You may think that ADDI is a poor substitute for MOVE because arithmetic instructions modify the flags register, and MOVE does not. In the RISC-V core, that's not a concern because there is no flags register! Instead, the branch instructions—BEQ (Branch if Equal), BNE (Branch if Not Equal), BLT (Branch if Less Than), BGE (Branch if Greater than or Equal), BLTU (Branch if Less Than, Unsigned) and BGEU (Branch if Greater than or Equal, Unsigned)—all accept two register specifiers, perform the comparison, and then conditionally take the branch.

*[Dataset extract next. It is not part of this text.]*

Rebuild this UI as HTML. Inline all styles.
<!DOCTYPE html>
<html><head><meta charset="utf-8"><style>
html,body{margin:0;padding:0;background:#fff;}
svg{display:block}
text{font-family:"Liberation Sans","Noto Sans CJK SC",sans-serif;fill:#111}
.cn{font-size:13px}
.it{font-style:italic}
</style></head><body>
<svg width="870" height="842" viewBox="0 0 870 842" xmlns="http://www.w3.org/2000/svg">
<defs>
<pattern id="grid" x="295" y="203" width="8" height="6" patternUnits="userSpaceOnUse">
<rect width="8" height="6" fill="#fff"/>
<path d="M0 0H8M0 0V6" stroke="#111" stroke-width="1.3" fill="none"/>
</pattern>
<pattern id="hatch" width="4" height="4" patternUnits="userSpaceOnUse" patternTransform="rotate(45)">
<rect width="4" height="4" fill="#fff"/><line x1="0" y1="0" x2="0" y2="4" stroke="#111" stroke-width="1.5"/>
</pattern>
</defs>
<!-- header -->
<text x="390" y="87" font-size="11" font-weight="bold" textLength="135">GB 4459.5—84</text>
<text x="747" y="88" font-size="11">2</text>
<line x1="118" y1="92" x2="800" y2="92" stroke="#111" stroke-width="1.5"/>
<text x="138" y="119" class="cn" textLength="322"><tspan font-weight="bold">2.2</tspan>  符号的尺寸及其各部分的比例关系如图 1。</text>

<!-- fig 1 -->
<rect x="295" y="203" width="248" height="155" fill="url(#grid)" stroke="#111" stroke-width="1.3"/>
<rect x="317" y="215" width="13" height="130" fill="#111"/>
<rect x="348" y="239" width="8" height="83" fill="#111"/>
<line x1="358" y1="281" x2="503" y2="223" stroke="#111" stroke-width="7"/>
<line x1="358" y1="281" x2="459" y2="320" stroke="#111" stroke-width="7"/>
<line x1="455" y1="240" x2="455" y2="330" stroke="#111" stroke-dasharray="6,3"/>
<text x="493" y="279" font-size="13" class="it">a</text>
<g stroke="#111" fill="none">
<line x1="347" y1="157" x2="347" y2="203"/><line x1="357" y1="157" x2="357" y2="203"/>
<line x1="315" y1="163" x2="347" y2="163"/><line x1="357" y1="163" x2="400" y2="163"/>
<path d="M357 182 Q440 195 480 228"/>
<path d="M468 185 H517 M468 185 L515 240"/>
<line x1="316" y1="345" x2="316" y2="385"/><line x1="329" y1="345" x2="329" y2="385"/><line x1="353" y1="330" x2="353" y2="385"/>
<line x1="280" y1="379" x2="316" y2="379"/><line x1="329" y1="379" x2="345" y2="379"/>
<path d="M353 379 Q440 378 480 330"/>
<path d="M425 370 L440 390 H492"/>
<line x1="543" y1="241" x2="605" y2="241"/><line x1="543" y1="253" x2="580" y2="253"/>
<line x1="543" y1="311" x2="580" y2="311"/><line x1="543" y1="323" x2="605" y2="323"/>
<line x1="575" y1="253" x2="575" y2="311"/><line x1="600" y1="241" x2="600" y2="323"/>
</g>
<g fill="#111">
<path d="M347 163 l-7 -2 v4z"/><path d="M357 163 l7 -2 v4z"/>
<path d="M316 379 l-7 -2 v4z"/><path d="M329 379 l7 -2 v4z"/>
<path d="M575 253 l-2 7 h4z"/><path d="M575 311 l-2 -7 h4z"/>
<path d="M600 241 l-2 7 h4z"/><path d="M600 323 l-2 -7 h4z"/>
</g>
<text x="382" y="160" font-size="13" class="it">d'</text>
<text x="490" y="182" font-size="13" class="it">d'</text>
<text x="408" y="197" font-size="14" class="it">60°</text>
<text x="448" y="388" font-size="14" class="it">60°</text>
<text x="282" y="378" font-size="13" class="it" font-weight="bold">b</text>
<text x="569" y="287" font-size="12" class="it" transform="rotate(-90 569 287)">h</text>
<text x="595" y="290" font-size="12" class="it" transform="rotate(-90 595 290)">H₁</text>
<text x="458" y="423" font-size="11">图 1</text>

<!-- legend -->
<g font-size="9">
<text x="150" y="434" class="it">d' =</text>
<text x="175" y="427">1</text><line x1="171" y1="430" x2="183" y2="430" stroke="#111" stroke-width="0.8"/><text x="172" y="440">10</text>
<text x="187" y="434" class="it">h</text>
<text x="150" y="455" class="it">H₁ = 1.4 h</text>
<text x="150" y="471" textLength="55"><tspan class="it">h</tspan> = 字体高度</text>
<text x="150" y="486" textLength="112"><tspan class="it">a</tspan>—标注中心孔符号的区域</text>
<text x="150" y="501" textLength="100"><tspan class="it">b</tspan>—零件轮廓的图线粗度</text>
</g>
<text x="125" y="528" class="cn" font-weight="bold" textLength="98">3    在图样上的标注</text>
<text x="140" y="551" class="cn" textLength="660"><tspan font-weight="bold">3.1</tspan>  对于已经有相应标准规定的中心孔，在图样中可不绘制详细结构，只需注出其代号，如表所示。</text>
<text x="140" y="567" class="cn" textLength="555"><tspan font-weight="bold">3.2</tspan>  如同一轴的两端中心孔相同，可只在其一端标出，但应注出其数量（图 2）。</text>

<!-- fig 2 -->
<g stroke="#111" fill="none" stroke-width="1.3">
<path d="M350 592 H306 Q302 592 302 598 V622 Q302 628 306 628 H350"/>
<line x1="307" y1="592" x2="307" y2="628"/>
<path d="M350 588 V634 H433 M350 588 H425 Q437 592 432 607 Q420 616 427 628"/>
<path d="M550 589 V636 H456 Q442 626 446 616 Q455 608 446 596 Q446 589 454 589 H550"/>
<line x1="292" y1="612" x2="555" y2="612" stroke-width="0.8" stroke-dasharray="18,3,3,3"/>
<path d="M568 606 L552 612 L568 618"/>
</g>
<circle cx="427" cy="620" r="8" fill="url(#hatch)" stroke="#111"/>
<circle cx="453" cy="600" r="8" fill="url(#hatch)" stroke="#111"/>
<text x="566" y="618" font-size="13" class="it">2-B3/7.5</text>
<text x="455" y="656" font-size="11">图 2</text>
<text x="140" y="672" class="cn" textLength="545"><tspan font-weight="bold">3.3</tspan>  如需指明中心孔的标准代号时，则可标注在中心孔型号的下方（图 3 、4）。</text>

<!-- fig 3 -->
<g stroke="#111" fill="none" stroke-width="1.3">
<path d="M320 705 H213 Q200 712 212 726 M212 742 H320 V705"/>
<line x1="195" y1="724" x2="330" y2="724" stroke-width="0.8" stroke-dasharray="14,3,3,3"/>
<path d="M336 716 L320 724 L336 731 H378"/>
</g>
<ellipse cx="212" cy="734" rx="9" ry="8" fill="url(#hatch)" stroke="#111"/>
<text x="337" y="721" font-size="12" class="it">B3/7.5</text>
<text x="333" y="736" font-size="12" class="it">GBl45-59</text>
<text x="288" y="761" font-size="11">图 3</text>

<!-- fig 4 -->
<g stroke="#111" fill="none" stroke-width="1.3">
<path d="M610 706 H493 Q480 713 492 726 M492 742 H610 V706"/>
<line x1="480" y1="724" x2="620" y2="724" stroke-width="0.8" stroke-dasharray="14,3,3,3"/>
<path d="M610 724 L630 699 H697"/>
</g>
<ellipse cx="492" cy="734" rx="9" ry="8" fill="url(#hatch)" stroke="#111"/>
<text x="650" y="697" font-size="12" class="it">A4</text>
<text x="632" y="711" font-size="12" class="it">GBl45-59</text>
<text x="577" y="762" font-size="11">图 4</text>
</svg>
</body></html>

But how to branch if the result is zero? Just write BEQ rs x0
So, while the instruction set and programmer's model for RISC-V may look a little unfamiliar to those used to the Arm instruction set, it really is powerful and complete.
How do these cores stack up?
So, now we come to the big question: why use a RISC-V core to run the BLE stack?
The answer lies in the customizability. All commercial CPU cores allow some degree of customization, and that goes for the Arm Cortex-M series as well. Generally, though, the customization options afforded in the Arm cores are large-grained. Does it have floating-point arithmetic, for example, or embedded trace?
The RISC-V core, in contrast, has a whole set of extensions that the chip designer can enable or disable: three kinds of floating point units (single, double, and quad precision), atomic instructions, integer multiply-divide, compressed instructions to save code space, and others, specifications for which are not yet frozen.
When designing a core to run the BLE controller stack, the RISC-V core can be built with just integer multiply and divide extensions. There is no need to include the other features, because they add nothing to running the BLE stack. So, there is no reason to occupy the silicon space and burn power supporting these features. We can clock the core more slowly than we clock the main Arm Cortex-M4. Clocking the core more slowly can reduce the core's power consumption.
That is why knowing the purpose of a second core in advance helps the silicon designer and helps to create the best microcontroller experience!